Rather than experiencing the expected exhilaration at having finally caught up with the perpetrator, what he finds is a troublingly manipulative and rather pathetic compulsive liar who cannot seem to hold down a job teaching elementary school. When he is unsatisfied with this result, his attorney asks him what he wants from the law and Bowers somewhat sheepishly notes that what he desires is justice, or “mak[ing] him give back what he took from me” (p. 75).

The damage already having been done, Bowers realizes that this is impossible.

The confessional nature of Bowers's poems seems to exacerbate his feelings of violation, as the stolen poems focus on unresolved feelings surrounding the death of Bowers's father. In a 1998 interview, Bowers commented that the poems “have the stench of David Jones about them. … In an unexpected and bizarre way, Jones has invaded not just my poetry but also my private past. Almost every thought of my father evokes thoughts of Jones. That's the thing for which I can never forgive Jones” (The Cortland Review 1998: n.p.).

This perhaps explains why he continues to pursue more information about Jones. How many poems has he plagiarized? How many other poets have been victimized? Could he compel a more direct statement of guilt from him? The pursuit of Jones continues until, near the end of the book, Bowers discloses the startling fact that Jones is a convicted child molester.

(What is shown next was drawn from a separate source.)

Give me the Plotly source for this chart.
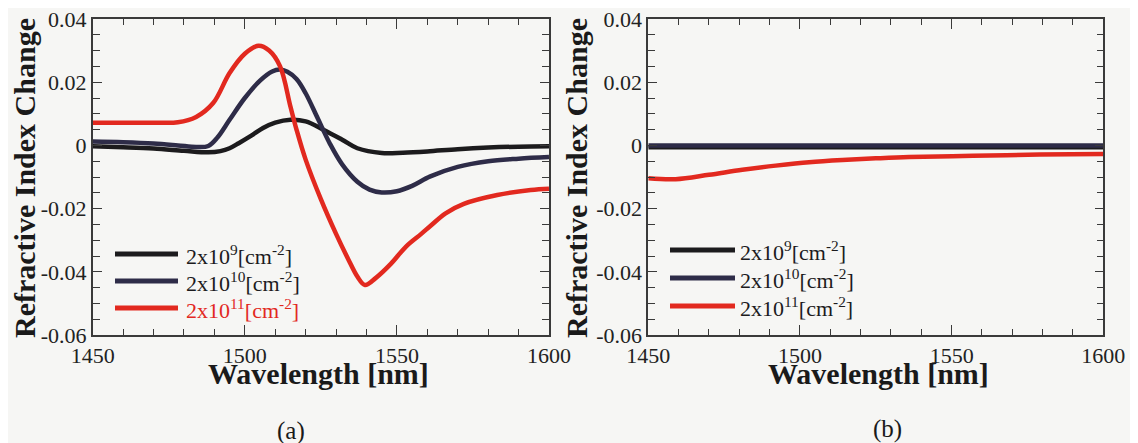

This book reveals an interesting paradox about plagiarism: continuing to discuss it publicly seems to be both the best defense against it at the same time that it appears to keep Bowers's wound open (not to mention the enormous amount of attention it seems to provide to the plagiarist.) As a result of this book, originally published by W. W. Norton in 1997, Bowers becomes a national expert on plagiarism, called on for comments from a variety of news sources including The New York Times. (One imagines that its reprinting by Southern Illinois University Press will keep the issue alive longer still.) At one point, noted playwright Tony Kushner calls Bowers while reading his book during an intercontinental flight, enthusiastically talking about optioning it for a Hollywood movie. Though he never hears back from Kushner, Bowers does sell the film rights to a production company (and, perhaps predictably, is disappointed in the resulting script). Thus in an ironic twist the book ends with Bowers appearing to profit from the work of Jones.

Though this book raises many important issues about plagiarism, the specifics of the case related to both the victim and the perpetrator detract from rather than enhance that discussion. I had a good amount of sympathy for the author, who was an accomplished poet and professor at the time of plagiarism but who actually stopped writing poems thereafter and turned instead to writing this book and novels. Thus the plagiarism changed the course of his life's work. However, I never really felt that I understood what the author was trying to accomplish in this book beyond eliciting that sympathy. Although that may well be a worthy story, it is a familiar one, and not the more creative narrative that I hoped to encounter in this book.

This is perhaps my disappointment, then, and it stems from the fact that I was quite intrigued by the author's promise of using mystery (complete with crimes, detectives, and sensational and noir-ish revelations) as a means of getting a different purchase on a serious issue such as plagiarism. I was hoping that using a different form would allow the author to tell a different story or to alter the content of what might be said about plagiarism. I was disappointed not to find more evidence of that in this book.